A highly unusual statue sits at the top, commemorating the death of a little boy, according to legend pushed to his death as a result of some jealousy induced feud.
Benedek took me to see another Orthodox Church.
It is really strange inside. Some priest is babbling along in an incomprehensible language (to all, not just to me!), and nobody seems to be paying attention to him. It is nothing like Catholic of Protestant churches, where everyone sits silently, at least pretending to pay attention. Here they stand around everywhere and do their own thing. And they kiss icons, a practice the Romanian authorities noted might not be a very good idea in times of epidemics. The Church calmed their fears, informing them that it was impossible for a icon to pass on germs, because they are blessed.
The cemetery was even stranger. This man, who probably doesn’t trust his relatives at all, had his own tombstone built and installed. The date of his future death remains to be added. Only an engineer…
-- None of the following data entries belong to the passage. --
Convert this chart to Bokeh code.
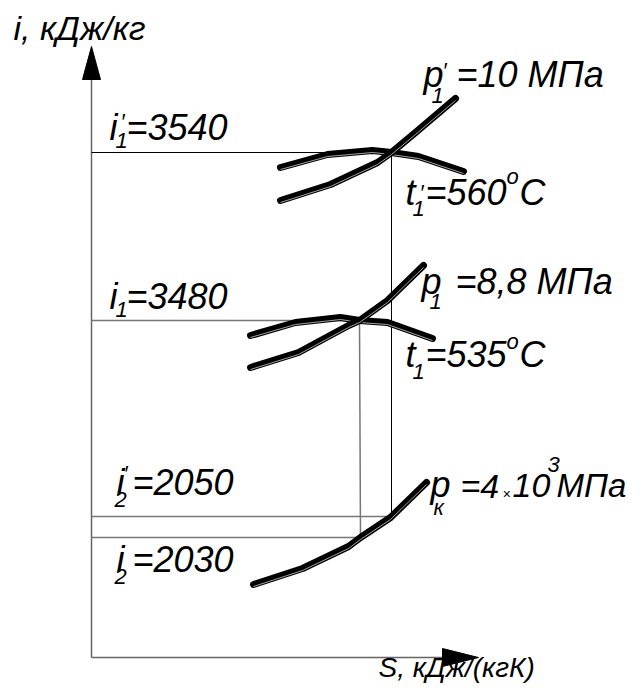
from bokeh.plotting import figure
from bokeh.models import Range1d
from bokeh.core.properties import value
from bokeh.embed import file_html
from bokeh.resources import INLINE

# ---- data (schematic i-S diagram, plot units) ----
# isotherm t1' = 560 C
s_t1p = [280, 327, 372, 391, 418, 463]
i_t1p = [167, 154, 150, 152, 156, 171]
# isobar p1' = 10 MPa
s_p1p = [280, 330, 377, 391, 415, 455]
i_p1p = [200, 184, 162, 152, 132, 98]
# isotherm t1 = 535 C
s_t1 = [250, 295, 340, 359, 387, 432]
i_t1 = [335, 322, 317, 320, 322, 338]
# isobar p1 = 8.8 MPa
s_p1 = [250, 298, 348, 359, 387, 423]
i_p1 = [367, 352, 325, 320, 300, 265]
# isobar pk
s_pk = [253, 302, 348, 360, 390, 426]
i_pk = [584, 568, 546, 537, 517, 482]

# state points (S, i level)
pt_s = [391, 359, 391, 360]
pt_i = [152, 320, 516, 537]

axis_origin = (91, 657)
axis_ytip = 46
axis_xtip = 478

FONT = "Liberation Sans"

p = figure(width=628, height=683, output_backend="svg", toolbar_location=None,
           x_range=Range1d(0, 628), y_range=Range1d(683, 0),
           min_border=0, outline_line_color=None, background_fill_color="white")
p.axis.visible = False
p.grid.visible = False

ox, oy = axis_origin
# axes
p.line([ox, ox], [oy, axis_ytip + 20], line_color="#666666", line_width=1.5)
p.line([ox, axis_xtip - 20], [oy, oy], line_color="#666666", line_width=1.5)
p.patch([ox, ox - 9, ox + 9], [axis_ytip, axis_ytip + 33, axis_ytip + 33], color="black")
p.patch([axis_xtip, axis_xtip - 36, axis_xtip - 36], [oy, oy - 9, oy + 9], color="black")

# horizontal guide lines (to y axis) and vertical lines
p.line([ox, pt_s[0]], [pt_i[0], pt_i[0]], line_color="black", line_width=1)
p.line([ox, pt_s[1]], [pt_i[1], pt_i[1]], line_color="#777777", line_width=1.5)
p.line([ox, pt_s[2]], [pt_i[2], pt_i[2]], line_color="#777777", line_width=1.5)
p.line([ox, pt_s[3]], [pt_i[3], pt_i[3]], line_color="#777777", line_width=1.5)
p.line([pt_s[0], pt_s[2]], [pt_i[0], pt_i[2]], line_color="black", line_width=1)
p.line([pt_s[1], pt_s[3]], [pt_i[1], pt_i[3]], line_color="#777777", line_width=1.5)

# thick process curves
for xs, ys in [(s_t1p, i_t1p), (s_p1p, i_p1p), (s_t1, i_t1), (s_p1, i_p1), (s_pk, i_pk)]:
    p.line(xs, ys, line_color="black", line_width=7, line_cap="round", line_join="round")
    p.line(xs, [y + 2 for y in ys], line_color="#cccccc", line_width=0.8)

# ---- text labels: (text, x, baseline y, size) ----
BIG = 36
SUB = 22
labels = [
    ("i", 109, 138, BIG), ("1", 115, 147, SUB), ("′", 120, 128, SUB), ("=3540", 126, 138, BIG),
    ("i", 109, 307, BIG), ("1", 115, 316, SUB), ("=3480", 126, 307, BIG),
    ("i", 116, 493, BIG), ("2", 114, 506, SUB), ("′", 123, 480, SUB), ("=2050", 132, 493, BIG),
    ("i", 116, 570, BIG), ("2", 114, 583, SUB), ("=2030", 132, 570, BIG),
    ("p", 423, 85, BIG), ("1", 431, 102, SUB), ("′", 442, 77, SUB), ("=10 МПа", 456, 85, BIG),
    ("t", 405, 203, BIG), ("1", 412, 215, SUB), ("′", 419, 199, SUB), ("=560", 425, 203, BIG),
    ("o", 506, 183, SUB), ("C", 519, 203, BIG),
    ("p", 421, 292, BIG), ("1", 429, 308, SUB), ("=8,8 МПа", 455, 292, BIG),
    ("t", 405, 365, BIG), ("1", 412, 378, SUB), ("=535", 425, 365, BIG),
    ("o", 506, 348, SUB), ("C", 519, 365, BIG),
    ("p", 430, 495, BIG), ("к", 433, 514, SUB), ("=4", 460, 495, 34), ("×", 502, 497, 14),
    ("10", 512, 495, 34), ("3", 547, 471, SUB), ("МПа", 556, 495, 33),
    ("i, кДж/кг", 13, 37, 34),
    ("S, кДж/(кгК)", 378, 675, 28),
]

for t, x, y, s in labels:
    # compensate for the renderer placing the alphabetic baseline slightly low
    yb = y - round(0.3 * s)
    p.text(x=[x], y=[yb], text=[t], text_font=value(FONT), text_font_style="italic",
           text_font_size=f"{s}px", text_baseline="alphabetic", text_align="left",
           text_color="black")

open("out.html", "w").write(file_html(p, INLINE))
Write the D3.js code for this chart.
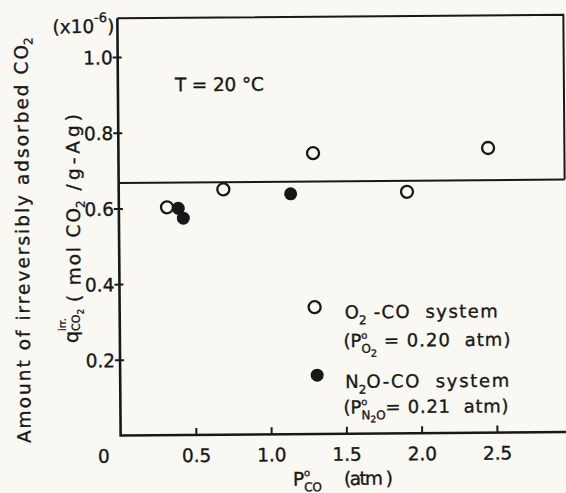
<!DOCTYPE html>
<html><head><meta charset="utf-8">
<script src="https://cdn.jsdelivr.net/npm/d3@7"></script>
<style>
html,body{margin:0;padding:0;background:#f9f8f3;}
svg{display:block;}
text{font-family:"DejaVu Sans",sans-serif;fill:#181818;stroke:#181818;stroke-width:0.35px;white-space:pre;}
</style>
</head><body>
<svg id="c" width="566" height="493"></svg>
<script>
// ---- data ----
const o2CoX  = [0.32, 0.695, 1.293, 1.915, 2.456];
const o2CoY  = [0.602, 0.648, 0.742, 0.638, 0.752];
const n2oCoX = [0.395, 0.428, 1.142];
const n2oCoY = [0.599, 0.573, 0.635];
const refLevel = 0.667;
const xTickVals = [0.5, 1.0, 1.5, 2.0, 2.5];
const xTickLabels = ["0.5", "1.0", "1.5", "2.0", "2.5"];
const yTickVals = [0.2, 0.4, 0.6, 0.8, 1.0];
const yTickLabels = ["0.2", "0.4", "0.6", "0.8", "1.0"];
const originLabel = "0";

// ---- setup ----
const W = 566, H = 493, ink = "#181818", bg = "#f9f8f3";
const svg = d3.select("#c");
svg.append("rect").attr("width", W).attr("height", H).attr("fill", bg);
const g = svg.append("g").attr("transform", "rotate(-0.45,340,226)");

const x = d3.scaleLinear().domain([0, 2.963]).range([119, 565]);
const y = d3.scaleLinear().domain([0, 1]).range([433.8, 55.3]);
const frameTop = 16.6;

function rich(parent, x0, y0, pieces) {
  const t = parent.append("g");
  let cx = x0, markX = x0, stackMax = x0;
  pieces.forEach(p => {
    if (p.mark) { markX = cx; stackMax = cx; }
    if (p.back) cx = markX;
    if (p.resume) cx = stackMax;
    if (p.gap) cx += p.gap;
    if (p.at !== undefined) cx = x0 + p.at;
    const el = t.append("text").attr("x", cx).attr("y", y0 + (p.dy || 0))
      .attr("font-size", p.fs).text(p.t);
    let len = p.len;
    if (p.endAt !== undefined) len = x0 + p.endAt - cx;
    let w;
    if (len) { el.attr("textLength", len).attr("lengthAdjust", "spacing"); w = len; }
    else w = el.node().getComputedTextLength();
    cx += w;
    stackMax = Math.max(stackMax, cx);
  });
  return t;
}

// ---- frame ----
g.append("path")
  .attr("d", `M${x(0)},${frameTop} L${x(0)},${y(0)} L${W + 10},${y(0)}`)
  .attr("fill", "none").attr("stroke", ink).attr("stroke-width", 2.6);
g.append("path")
  .attr("d", `M${x(0)},${frameTop} L565,${frameTop} L565,${y(refLevel)}`)
  .attr("fill", "none").attr("stroke", ink).attr("stroke-width", 2);

// reference line
g.append("line").attr("x1", x(0)).attr("x2", 565)
  .attr("y1", y(refLevel)).attr("y2", y(refLevel))
  .attr("stroke", ink).attr("stroke-width", 2);

// ---- axes ----
const xAxis = d3.axisBottom(x).tickValues(xTickVals)
  .tickFormat((d, i) => xTickLabels[i]).tickSizeInner(-7).tickSizeOuter(0);
const xg = g.append("g").attr("transform", `translate(0,${y(0)})`).call(xAxis);
xg.select(".domain").remove();
xg.selectAll(".tick line").attr("stroke", ink).attr("stroke-width", 2);
xg.selectAll(".tick text").attr("y", 27).attr("dy", 0)
  .attr("font-size", 18.5).attr("font-family", "DejaVu Sans").attr("fill", ink);

const yAxis = d3.axisLeft(y).tickValues(yTickVals)
  .tickFormat((d, i) => yTickLabels[i]).tickSizeInner(5).tickSizeOuter(0).tickPadding(3);
const yg = g.append("g").attr("transform", `translate(${x(0)},0)`).call(yAxis);
yg.select(".domain").remove();
yg.selectAll(".tick line").attr("x2", -5).attr("x1", 4).attr("stroke", ink).attr("stroke-width", 2);
yg.selectAll(".tick text").attr("x", -5).attr("dy", "0.36em")
  .attr("font-size", 18.5).attr("font-family", "DejaVu Sans").attr("fill", ink);

g.append("text").attr("x", x(0) - 17).attr("y", y(0) + 27).attr("text-anchor", "middle")
  .attr("font-size", 18.5).text(originLabel);

// ---- points ----
const o2 = o2CoX.map((v, i) => [v, o2CoY[i]]);
const n2o = n2oCoX.map((v, i) => [v, n2oCoY[i]]);
g.selectAll("circle.o2").data(o2).join("circle").attr("class", "o2")
  .attr("cx", d => x(d[0])).attr("cy", d => y(d[1])).attr("r", 6)
  .attr("fill", bg).attr("stroke", ink).attr("stroke-width", 2.3);
g.selectAll("circle.n2o").data(n2o).join("circle").attr("class", "n2o")
  .attr("cx", d => x(d[0])).attr("cy", d => y(d[1])).attr("r", 6.5)
  .attr("fill", ink);

// ---- annotations ----
rich(g, 54, 31, [
  { t: "(x10", fs: 18.5 },
  { t: "-6", fs: 13, dy: -11 },
  { t: ")", fs: 18.5 }
]);
rich(g, 176, 90, [{ t: "T = 20 °C", fs: 18.5, len: 89 }]);

// legend
g.append("circle").attr("cx", 314).attr("cy", 307).attr("r", 6)
  .attr("fill", bg).attr("stroke", ink).attr("stroke-width", 2.3);
g.append("circle").attr("cx", 316).attr("cy", 375).attr("r", 6.5).attr("fill", ink);

rich(g, 344, 318.5, [
  { t: "O", fs: 18 },
  { t: "2", fs: 12, dy: 6 },
  { t: " -CO  system", fs: 18, endAt: 153 }
]);
rich(g, 342.5, 347, [
  { t: "(P", fs: 18 },
  { t: "o", fs: 10, dy: -8, mark: true },
  { t: "O", fs: 12, dy: 6, back: true },
  { t: "2", fs: 10, dy: 10 },
  { t: " = 0.20  atm)", fs: 18, resume: true, endAt: 167 }
]);
rich(g, 344, 388, [
  { t: "N", fs: 18 },
  { t: "2", fs: 12, dy: 6 },
  { t: "O-CO  system", fs: 18, endAt: 164 }
]);
rich(g, 342, 413.5, [
  { t: "(P", fs: 18 },
  { t: "o", fs: 10, dy: -8, mark: true },
  { t: "N", fs: 12, dy: 6, back: true },
  { t: "2", fs: 9, dy: 9 },
  { t: "O", fs: 12, dy: 6 },
  { t: "= 0.21  atm)", fs: 18, resume: true, endAt: 165 }
]);

// x title
rich(g, 291, 485, [
  { t: "P", fs: 18.5 },
  { t: "o", fs: 10, dy: -9, mark: true },
  { t: "CO", fs: 12, dy: 6, back: true },
  { t: "(atm )", fs: 18.5, at: 51, len: 49 }
]);

// y titles
const t1 = g.append("g").attr("transform", "translate(29,440.6) rotate(-90)");
rich(t1, 0, 0, [
  { t: "Amount of irreversibly adsorbed CO", fs: 18.5, len: 398 },
  { t: "2", fs: 12, dy: 5 }
]);
const t2 = g.append("g").attr("transform", "translate(80,341) rotate(-90)");
rich(t2, 0, 0, [
  { t: "q", fs: 19, dy: -3 },
  { t: "irr.", fs: 10, dy: -15, mark: true },
  { t: "CO", fs: 11, dy: -1, back: true },
  { t: "2", fs: 9, dy: 3 },
  { t: "( mol CO", fs: 18.5, at: 41, len: 94 },
  { t: "2", fs: 12, dy: 5 },
  { t: " /g-Ag)", fs: 18.5, endAt: 229 }
]);
</script>
</body></html>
While that was entertaining, I must say I learned some shocking things about Romania in Brasov.
First, I witnessed an army parade. Now, I understand that Romania is one of the poorest NATO member countries, but I found the level of equipment they provide their troops to be totally unacceptable.
Second, I witnessed a criminal trial and I found the police and courts treat the accused very badly, even resorting to severe beatings. Again, I am shocked the EU tolerates such behaviour from a member country. And this is not some strange rumour, I saw it with my own eyes!